Article Category: Pillars | Places | SC22

The Marsellus Casket Company

Posted Saturday, Dec 01
Written By Alice Adams
Southern Calls, Vol. 22, December 2018

For over 130 years, Marsellus Casket Company remained true to its highly principled, purposeful mission to manufacture the finest handcrafted hardwood caskets and offer maximum value to funeral home owners and to the families they serve. The company was supported by an undeniably loyal and enthusiastic organization of highly-skilled men and women who, through the generations, were encouraged to think, to learn, to enhance their skills and to live up to their responsibilities. 

During the company’s early development – and with humility – the business faced all honorable competition, learned from every possible source and adopted with eagerness all improvements in merchandise, methods and equipment. Its goals to assure satisfaction with every purchase and to acknowledge public confidence and goodwill were incredibly important. Until the end, the company maintained a successful, growing business, quickly responsive to new ideas and changing times while displaying a fierce dedication to the interests of the community, the funeral profession and the casket industry. The company code, a constant quest to perpetuate the high standards of product, purpose and perfection, remained unwavering until the very last casket left the factory in 2003. 
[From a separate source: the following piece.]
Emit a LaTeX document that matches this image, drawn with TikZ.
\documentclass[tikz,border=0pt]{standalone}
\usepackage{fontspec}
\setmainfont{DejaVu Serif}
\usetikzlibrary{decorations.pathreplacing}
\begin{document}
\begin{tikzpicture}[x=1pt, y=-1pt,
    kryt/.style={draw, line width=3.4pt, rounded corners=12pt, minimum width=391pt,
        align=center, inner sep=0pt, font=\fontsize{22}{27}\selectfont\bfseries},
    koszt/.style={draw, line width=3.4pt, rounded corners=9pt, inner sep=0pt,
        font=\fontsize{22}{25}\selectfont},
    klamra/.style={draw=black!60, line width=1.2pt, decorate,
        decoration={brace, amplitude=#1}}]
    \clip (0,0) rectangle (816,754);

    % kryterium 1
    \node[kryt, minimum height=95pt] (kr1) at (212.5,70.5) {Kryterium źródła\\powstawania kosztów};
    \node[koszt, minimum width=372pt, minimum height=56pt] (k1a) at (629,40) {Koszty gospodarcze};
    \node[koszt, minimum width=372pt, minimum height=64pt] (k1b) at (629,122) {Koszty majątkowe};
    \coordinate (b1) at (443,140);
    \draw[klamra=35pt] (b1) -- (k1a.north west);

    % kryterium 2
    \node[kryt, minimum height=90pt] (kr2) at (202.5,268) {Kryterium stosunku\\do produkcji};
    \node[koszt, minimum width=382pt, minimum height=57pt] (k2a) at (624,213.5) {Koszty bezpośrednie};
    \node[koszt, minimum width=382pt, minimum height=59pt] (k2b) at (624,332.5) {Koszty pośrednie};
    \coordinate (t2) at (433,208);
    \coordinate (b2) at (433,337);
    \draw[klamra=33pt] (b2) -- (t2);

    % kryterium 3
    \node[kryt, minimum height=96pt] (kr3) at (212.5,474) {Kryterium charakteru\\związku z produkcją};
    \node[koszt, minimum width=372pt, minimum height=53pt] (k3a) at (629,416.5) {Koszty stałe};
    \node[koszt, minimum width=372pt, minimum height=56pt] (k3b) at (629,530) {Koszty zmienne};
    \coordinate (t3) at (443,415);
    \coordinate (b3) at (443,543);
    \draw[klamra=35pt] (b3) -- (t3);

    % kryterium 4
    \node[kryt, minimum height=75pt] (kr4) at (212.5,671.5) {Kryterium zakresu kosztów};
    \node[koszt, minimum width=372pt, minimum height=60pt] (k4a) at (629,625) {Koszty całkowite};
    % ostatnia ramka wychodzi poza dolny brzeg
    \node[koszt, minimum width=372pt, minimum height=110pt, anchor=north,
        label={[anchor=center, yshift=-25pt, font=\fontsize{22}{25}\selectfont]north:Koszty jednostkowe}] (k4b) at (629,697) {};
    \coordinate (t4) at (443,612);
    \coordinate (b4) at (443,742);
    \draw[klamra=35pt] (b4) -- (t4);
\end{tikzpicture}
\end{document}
Founded by a keenly ambitious traveling salesman, John Marsellus originally made his mark as a peddler of undertakers’ accoutrements. At the age of 20, Marsellus left his Schenectady home in Upstate New York for New York City and a junior partnership opportunity selling his specialty supplies along the Erie Canal. To describe travel as simply difficult during the late 1800s would be an understatement. Transportation was slow and unreliable, while communication was nearly nonexistent. Marsellus commonly utilized a canal packet boat for travel. Although the competition was intense and the sales tactics often underhanded among rivals, Marsellus experienced much success, which was directly attributed to his unshakeable virtue and genuine honesty – core values that served as the foundation of the Marsellus name. 
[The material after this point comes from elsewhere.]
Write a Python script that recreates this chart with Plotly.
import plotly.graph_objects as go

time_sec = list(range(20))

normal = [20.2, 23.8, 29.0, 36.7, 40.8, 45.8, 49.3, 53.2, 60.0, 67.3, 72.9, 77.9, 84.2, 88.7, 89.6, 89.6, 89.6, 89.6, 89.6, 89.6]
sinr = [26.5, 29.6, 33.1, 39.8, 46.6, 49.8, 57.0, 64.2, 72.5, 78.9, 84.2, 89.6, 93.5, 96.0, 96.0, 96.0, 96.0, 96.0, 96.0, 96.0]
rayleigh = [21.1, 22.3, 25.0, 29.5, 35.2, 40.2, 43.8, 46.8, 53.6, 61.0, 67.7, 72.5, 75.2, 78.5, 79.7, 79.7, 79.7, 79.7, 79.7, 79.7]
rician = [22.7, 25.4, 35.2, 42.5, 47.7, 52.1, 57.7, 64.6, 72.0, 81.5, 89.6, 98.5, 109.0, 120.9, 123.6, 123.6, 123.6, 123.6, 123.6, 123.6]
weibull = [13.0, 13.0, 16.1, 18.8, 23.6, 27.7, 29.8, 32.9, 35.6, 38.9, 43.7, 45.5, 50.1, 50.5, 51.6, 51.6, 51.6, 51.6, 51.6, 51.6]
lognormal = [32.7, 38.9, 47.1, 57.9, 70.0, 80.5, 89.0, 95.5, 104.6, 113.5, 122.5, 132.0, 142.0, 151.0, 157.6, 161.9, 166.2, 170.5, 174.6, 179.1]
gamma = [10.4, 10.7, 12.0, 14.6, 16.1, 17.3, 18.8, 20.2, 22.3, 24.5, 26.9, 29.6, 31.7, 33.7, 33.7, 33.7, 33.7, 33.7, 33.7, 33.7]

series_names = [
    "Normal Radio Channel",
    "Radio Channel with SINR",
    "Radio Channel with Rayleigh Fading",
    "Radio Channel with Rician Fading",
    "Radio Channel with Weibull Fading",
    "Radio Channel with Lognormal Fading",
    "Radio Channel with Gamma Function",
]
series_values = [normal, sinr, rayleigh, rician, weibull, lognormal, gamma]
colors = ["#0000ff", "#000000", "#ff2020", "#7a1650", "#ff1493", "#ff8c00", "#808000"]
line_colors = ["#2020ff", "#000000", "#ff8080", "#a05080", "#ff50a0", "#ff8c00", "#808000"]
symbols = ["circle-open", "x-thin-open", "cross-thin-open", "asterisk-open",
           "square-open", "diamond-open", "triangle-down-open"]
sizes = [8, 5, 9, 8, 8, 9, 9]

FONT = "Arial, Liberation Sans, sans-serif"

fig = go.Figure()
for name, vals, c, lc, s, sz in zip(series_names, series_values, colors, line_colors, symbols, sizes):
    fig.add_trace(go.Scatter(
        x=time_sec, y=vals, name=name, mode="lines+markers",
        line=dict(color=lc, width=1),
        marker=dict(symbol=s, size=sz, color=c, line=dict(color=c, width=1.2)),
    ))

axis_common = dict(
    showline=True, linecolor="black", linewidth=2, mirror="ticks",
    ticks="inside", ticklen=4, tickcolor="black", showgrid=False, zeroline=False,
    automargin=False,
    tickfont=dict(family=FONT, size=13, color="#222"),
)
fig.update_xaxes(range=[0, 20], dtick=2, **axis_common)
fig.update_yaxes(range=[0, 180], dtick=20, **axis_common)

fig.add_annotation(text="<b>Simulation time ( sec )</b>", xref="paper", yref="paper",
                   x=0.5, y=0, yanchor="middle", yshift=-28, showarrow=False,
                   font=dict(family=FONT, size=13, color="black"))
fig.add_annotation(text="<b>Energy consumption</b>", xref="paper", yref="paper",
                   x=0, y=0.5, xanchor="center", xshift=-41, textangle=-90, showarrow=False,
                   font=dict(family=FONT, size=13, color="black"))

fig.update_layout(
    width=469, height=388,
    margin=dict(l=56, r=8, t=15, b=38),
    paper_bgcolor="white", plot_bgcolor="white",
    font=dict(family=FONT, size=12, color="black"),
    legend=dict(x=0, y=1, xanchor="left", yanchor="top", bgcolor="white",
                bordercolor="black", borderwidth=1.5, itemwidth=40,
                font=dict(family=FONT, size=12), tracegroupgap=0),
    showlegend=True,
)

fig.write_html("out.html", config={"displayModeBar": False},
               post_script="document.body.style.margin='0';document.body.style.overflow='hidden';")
Unable to contain his entrepreneurial spirit any longer, Marsellus saved enough money to leave New York City and the security of his flourishing career. Arriving in Syracuse, he described in a diary entry, “This is a bustling community.” In the early 1870s, the John Marsellus Casket Company was born.

John Marsellus, Founder
John Marsellus, Mfg. Co., Limited | 1846-1941
John Marsellus, Founder
John Marsellus, Mfg. Co., Limited | 1846-1941

Handwritten note from John Marsellus  |  The John Marsellus Casket Co., in its spirit not only, but in actual treatment of its many employees, through many years of intercourse, regardfully recognized the immortal worth and dignity of man; the appreciation of his manhood; the acknowledgment that all men – even those performing the most humble of tasks – are peers (the lowest with the exalted), and that all work is glorified.

Less than a decade following the end of the Civil War, America was beginning to develop an interest in the services of undertakers. Services held in the home were still the most common, but embalming and an increase in respect and specialized care for the dead was becoming more prevalent. Advertising broomsticks, novelties, medicine chests, shoe-brush handles and cloth-covered coffins, Marsellus began with fewer than a dozen employees who truly handcrafted each item. From the earliest of days, Marsellus instilled several principles that would remain constant throughout the next 130 years. 

“Whiskers had what I call ‘founder power,’” explained John D. Marsellus, using the nickname coined for his great-grandfather because of his enormous mutton chops. “He believed strongly in the principle of innovation, building a product up to a standard and not down to a price and contributing to the profession he served and to the community in which he labored.”